Margins on software will no longer be what they were, that’s the point. Commoditisation means software values will head to zero. Margins will depend on factors unconnected to the software itself. For example, brand, distribution, network effects, lock on, proprietary data.

It doesn’t matter whether coding was “the bottleneck”. It’s irrelevant. Fact is it used to be expensive to create software and now you’ll be to create it for super cheap. Yes, it won’t be as good. But the price will be so low it won’t matter. This is what commoditisation means. Forget the economics of software as you know it, that has ended.

> assuming the bottleneck in this process has so far been coding is pure BS.

This is the core insight for most businesses.

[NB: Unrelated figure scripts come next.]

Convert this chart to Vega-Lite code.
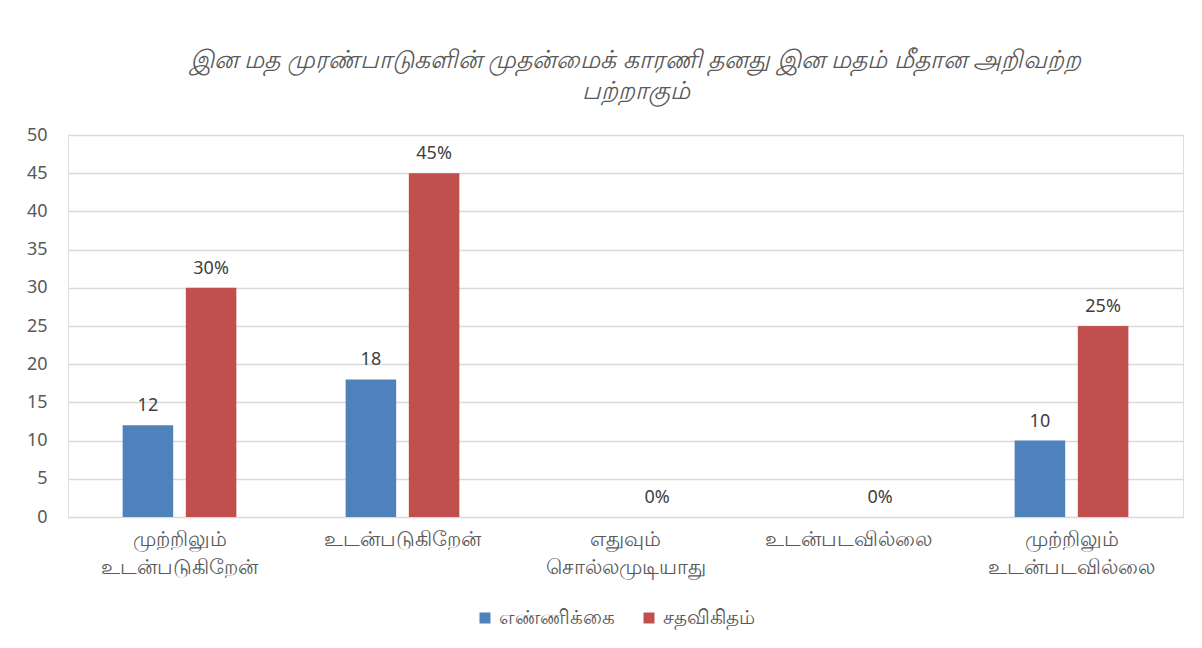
{
  "$schema": "https://vega.github.io/schema/vega-lite/v6.json",
  "autosize": {"type": "none"},
  "width": 1115,
  "height": 382,
  "padding": {"left": 68, "top": 135, "right": 19, "bottom": 131},
  "background": "white",
  "title": {
    "text": ["இன மத முரண்பாடுகளின் முதன்மைக் காரணி தனது இன மதம் மீதான அறிவற்ற", "பற்றாகும்"],
    "fontSize": 25,
    "fontStyle": "italic",
    "fontWeight": "normal",
    "color": "#595959",
    "font": "Noto Sans",
    "anchor": "middle",
    "offset": 22,
    "lineHeight": 31,
    "dx": 10
  },
  "data": {
    "values": [
      {"category": "முற்றிலும் உடன்படுகிறேன்", "series": "எண்ணிக்கை", "value": 12, "label": "12"},
      {"category": "முற்றிலும் உடன்படுகிறேன்", "series": "சதவிகிதம்", "value": 30, "label": "30%"},
      {"category": "உடன்படுகிறேன்", "series": "எண்ணிக்கை", "value": 18, "label": "18"},
      {"category": "உடன்படுகிறேன்", "series": "சதவிகிதம்", "value": 45, "label": "45%"},
      {"category": "எதுவும் சொல்லமுடியாது", "series": "எண்ணிக்கை", "value": 0, "label": ""},
      {"category": "எதுவும் சொல்லமுடியாது", "series": "சதவிகிதம்", "value": 0, "label": "0%"},
      {"category": "உடன்படவில்லை", "series": "எண்ணிக்கை", "value": 0, "label": ""},
      {"category": "உடன்படவில்லை", "series": "சதவிகிதம்", "value": 0, "label": "0%"},
      {"category": "முற்றிலும் உடன்படவில்லை", "series": "எண்ணிக்கை", "value": 10, "label": "10"},
      {"category": "முற்றிலும் உடன்படவில்லை", "series": "சதவிகிதம்", "value": 25, "label": "25%"}
    ]
  },
  "encoding": {
    "x": {
      "field": "category",
      "type": "nominal",
      "sort": null,
      "scale": {"paddingInner": 0.49, "paddingOuter": 0.245},
      "axis": {
        "title": null,
        "labelAngle": 0,
        "labelExpr": "split(datum.label, ' ')",
        "labelFontSize": 21,
        "labelColor": "#595959",
        "labelFont": "Noto Sans",
        "labelPadding": 11,
        "labelLineHeight": 28,
        "labelBaseline": "top",
        "domain": true,
        "domainColor": "#D9D9D9",
        "ticks": false
      }
    },
    "xOffset": {
      "field": "series",
      "type": "nominal",
      "sort": ["எண்ணிக்கை", "சதவிகிதம்"],
      "scale": {"paddingInner": 0.2}
    },
    "y": {
      "field": "value",
      "type": "quantitative",
      "scale": {"domain": [0, 50]},
      "axis": {
        "title": null,
        "values": [0, 5, 10, 15, 20, 25, 30, 35, 40, 45, 50],
        "labelFontSize": 18,
        "labelColor": "#595959",
        "labelFont": "Noto Sans",
        "labelPadding": 21,
        "domain": false,
        "ticks": false,
        "gridColor": "#D9D9D9",
        "gridWidth": 1.3
      }
    }
  },
  "layer": [
    {
      "mark": {"type": "bar"},
      "encoding": {
        "color": {
          "field": "series",
          "type": "nominal",
          "sort": ["எண்ணிக்கை", "சதவிகிதம்"],
          "scale": {"domain": ["எண்ணிக்கை", "சதவிகிதம்"], "range": ["#4F81BD", "#C0504D"]},
          "legend": {
            "title": null,
            "orient": "none",
            "legendX": 407,
            "legendY": 473,
            "direction": "horizontal",
            "symbolType": "square",
            "symbolSize": 121,
            "labelFontSize": 20,
            "labelColor": "#595959",
            "labelFont": "Noto Sans",
            "columnPadding": 24,
            "labelOffset": 4
          }
        }
      }
    },
    {
      "mark": {"type": "text", "baseline": "bottom", "dy": -10, "fontSize": 18, "color": "#404040", "font": "Noto Sans"},
      "encoding": {"text": {"field": "label"}}
    }
  ]
}
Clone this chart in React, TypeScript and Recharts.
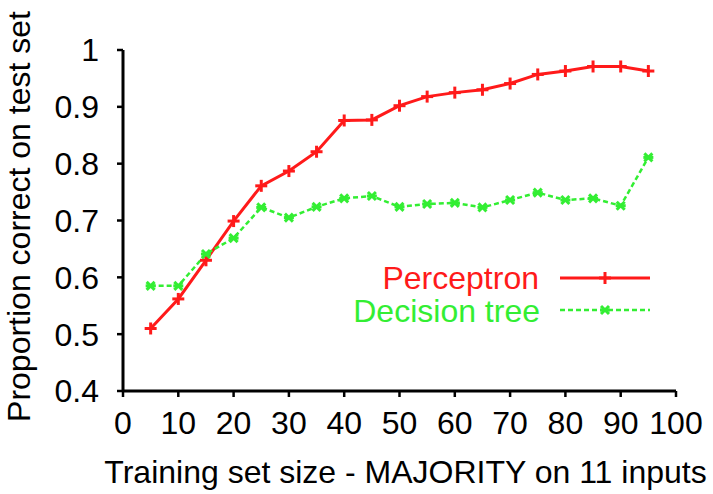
import { LineChart, Line, XAxis, YAxis } from 'recharts';

const sizes = [5, 10, 15, 20, 25, 30, 35, 40, 45, 50, 55, 60, 65, 70, 75, 80, 85, 90, 95];
const perceptron = [0.51, 0.562, 0.63, 0.699, 0.761, 0.787, 0.821, 0.876, 0.877, 0.902, 0.918, 0.925, 0.93, 0.941, 0.957, 0.963, 0.971, 0.971, 0.963];
const decisionTree = [0.585, 0.585, 0.641, 0.669, 0.723, 0.705, 0.724, 0.739, 0.743, 0.724, 0.729, 0.731, 0.723, 0.736, 0.749, 0.736, 0.739, 0.726, 0.811];
const xTicks = [0, 10, 20, 30, 40, 50, 60, 70, 80, 90, 100];
const yTicks = [0.4, 0.5, 0.6, 0.7, 0.8, 0.9, 1];

const data = sizes.map((s, i) => ({ size: s, perceptron: perceptron[i], tree: decisionTree[i] }));

const RED = '#ff1a1a';
const GREEN = '#33ee33';
const FONT = '"Liberation Sans", Arial, sans-serif';

const PlusDot = (props: any) => {
    const { cx, cy, index } = props;
    if (cx == null || cy == null) return <g key={index}></g>;
    return (
        <g key={index} stroke={RED} strokeWidth={3}>
            <line x1={cx - 6} y1={cy} x2={cx + 6} y2={cy} />
            <line x1={cx} y1={cy - 6} x2={cx} y2={cy + 6} />
        </g>
    );
};

const CrossDot = (props: any) => {
    const { cx, cy, index } = props;
    if (cx == null || cy == null) return <g key={index}></g>;
    return (
        <g key={index} stroke={GREEN} strokeWidth={3}>
            <line x1={cx - 4} y1={cy - 4} x2={cx + 4} y2={cy + 4} />
            <line x1={cx - 4} y1={cy + 4} x2={cx + 4} y2={cy - 4} />
            <line x1={cx - 5} y1={cy} x2={cx + 5} y2={cy} />
        </g>
    );
};

const YTitle = (props: any) => {
    const vb = props.viewBox;
    const x = vb.x + 30;
    const y = vb.y + vb.height / 2 - 4;
    return (
        <text x={x} y={y} transform={`rotate(-90 ${x} ${y})`} textAnchor="middle" fill="#000" fontSize={32} fontFamily={FONT}>
            Proportion correct on test set
        </text>
    );
};

export default function App() {
    return (
        <div style={{ position: 'absolute', left: 0, top: 0, width: 713, height: 494, background: '#fff' }}>
            <LineChart width={713} height={494} data={data} margin={{ top: 50, right: 37, bottom: 0, left: 0 }}>
                <XAxis
                    dataKey="size"
                    type="number"
                    domain={[0, 100]}
                    ticks={xTicks}
                    height={103}
                    tickSize={6}
                    tickMargin={14}
                    axisLine={{ stroke: '#000', strokeWidth: 3 }}
                    tickLine={{ stroke: '#000', strokeWidth: 2.5 }}
                    tick={{ fill: '#000', fontSize: 32, fontFamily: FONT }}
                    label={{ value: 'Training set size - MAJORITY on 11 inputs', position: 'insideBottom', offset: 11, dx: 6, fill: '#000', fontSize: 32, fontFamily: FONT }}
                />
                <YAxis
                    type="number"
                    domain={[0.4, 1]}
                    ticks={yTicks}
                    width={123}
                    tickSize={6}
                    tickMargin={18}
                    axisLine={{ stroke: '#000', strokeWidth: 3 }}
                    tickLine={{ stroke: '#000', strokeWidth: 2.5 }}
                    tick={{ fill: '#000', fontSize: 32, fontFamily: FONT }}
                    tickFormatter={(v: number) => String(v)}
                    label={{ content: YTitle }}
                />
                <Line
                    dataKey="perceptron"
                    stroke={RED}
                    strokeWidth={3}
                    dot={PlusDot}
                    activeDot={false}
                    isAnimationActive={false}
                />
                <Line
                    dataKey="tree"
                    stroke={GREEN}
                    strokeWidth={2.5}
                    strokeDasharray="5 3"
                    dot={CrossDot}
                    activeDot={false}
                    isAnimationActive={false}
                />
            </LineChart>
            <svg width={713} height={494} style={{ position: 'absolute', left: 0, top: 0, pointerEvents: 'none' }}>
                <text x={539} y={289} textAnchor="end" fill={RED} fontSize={32} fontFamily={FONT}>Perceptron</text>
                <line x1={560} y1={278} x2={650} y2={278} stroke={RED} strokeWidth={3} />
                <PlusDot cx={605} cy={278} index={0} />
                <text x={540} y={322} textAnchor="end" fill={GREEN} fontSize={32} fontFamily={FONT}>Decision tree</text>
                <line x1={560} y1={310} x2={650} y2={310} stroke={GREEN} strokeWidth={2.5} strokeDasharray="5 3" />
                <CrossDot cx={605} cy={310} index={1} />
            </svg>
        </div>
    );
}
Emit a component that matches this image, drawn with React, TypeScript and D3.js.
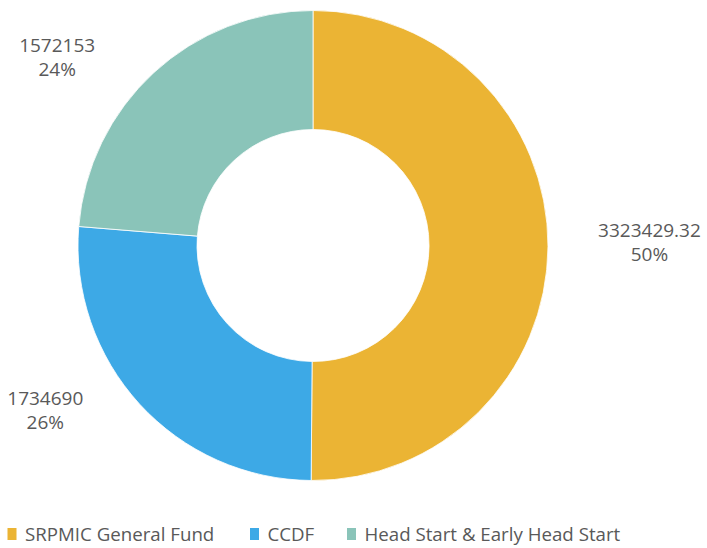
import React from "react";
import * as d3 from "d3";

const categories = ["SRPMIC General Fund", "CCDF", "Head Start & Early Head Start"];
const values = [3323429.32, 1734690, 1572153];
const valueLabels = ["3323429.32", "1734690", "1572153"];
const colors = ["#EBB434", "#3DA9E6", "#8AC4B9"];

const W = 707;
const H = 548;
const cx = 313;
const cy = 245.5;
const R = 235;
const r = 116;
const FS = 19;
const LFS = 18.7;

function estWidth(s: string) {
  let w = 0;
  for (const ch of s) {
    if (ch === ".") w += 0.27 * FS;
    else if (ch === "%") w += 0.82 * FS;
    else w += 0.572 * FS;
  }
  return w;
}

export default function App() {
  const total = d3.sum(values);
  const pie = d3.pie<number>().sort(null).value((d) => d);
  const arcs = pie(values);
  const arc = d3.arc<d3.PieArcDatum<number>>().innerRadius(r).outerRadius(R);
  const font = "'Open Sans', 'Noto Sans', sans-serif";

  const legendX = [7.5, 250, 347];

  return (
    <svg
      width={W}
      height={H}
      style={{ position: "absolute", left: 0, top: 0, background: "#fff" }}
      fontFamily={font}
    >
      <g transform={`translate(${cx},${cy})`}>
        {arcs.map((a, i) => (
          <path key={i} d={arc(a) || ""} fill={colors[i]} stroke="#fff" strokeWidth={0.8} />
        ))}
        {arcs.map((a, i) => {
          const mid = (a.startAngle + a.endAngle) / 2;
          const dy0 = -Math.cos(mid) * 250;
          const side = Math.sin(mid) >= 0 ? 1 : -1;
          const inner = side * Math.sqrt(285 * 285 - dy0 * dy0);
          const label = valueLabels[i];
          const pct = `${Math.round((values[i] / total) * 100)}%`;
          const w = Math.max(estWidth(label), estWidth(pct));
          const x = inner + side * (w / 2);
          const y = dy0 - 4;
          return (
            <g key={i}>
              <text x={x} y={y} dy="-0.28em" textAnchor="middle" fontSize={FS} fill="#595959">
                {label}
              </text>
              <text x={x} y={y} dy="0.98em" textAnchor="middle" fontSize={FS} fill="#595959">
                {pct}
              </text>
            </g>
          );
        })}
      </g>
      <g>
        {categories.map((c, i) => (
          <g key={c} transform={`translate(${legendX[i]},534)`}>
            <rect x={0} y={-6} width={9} height={12} fill={colors[i]} />
            <text x={17.5} y={0} dy="0.35em" fontSize={LFS} fill="#595959">
              {c}
            </text>
          </g>
        ))}
      </g>
    </svg>
  );
}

When evaluating the impact of AI on velocity, the first thing to consider is how long it takes for a one-line code change to get into production, including initial analysis and specs.

You can't get faster than this.

The cope island of objections will continue to shrink.

Being able to easy create apps means huge supply, which means commodification of software just like the commodification of physical goods. Mass supply means low prices. It won’t be economic to have artisan coders any more than to have artisan goods makers.

And yet people still want artisan goods, artwork, high end food, things that aren’t “economic”.
Very, very, few people buy these things.
Okay? It doesn't refute my point.
The point is that artisanal code is to a first approximation a thing of the past. Most engineers will not have a job writing code in these niches that survive, and thus coding as a career is effectively dead.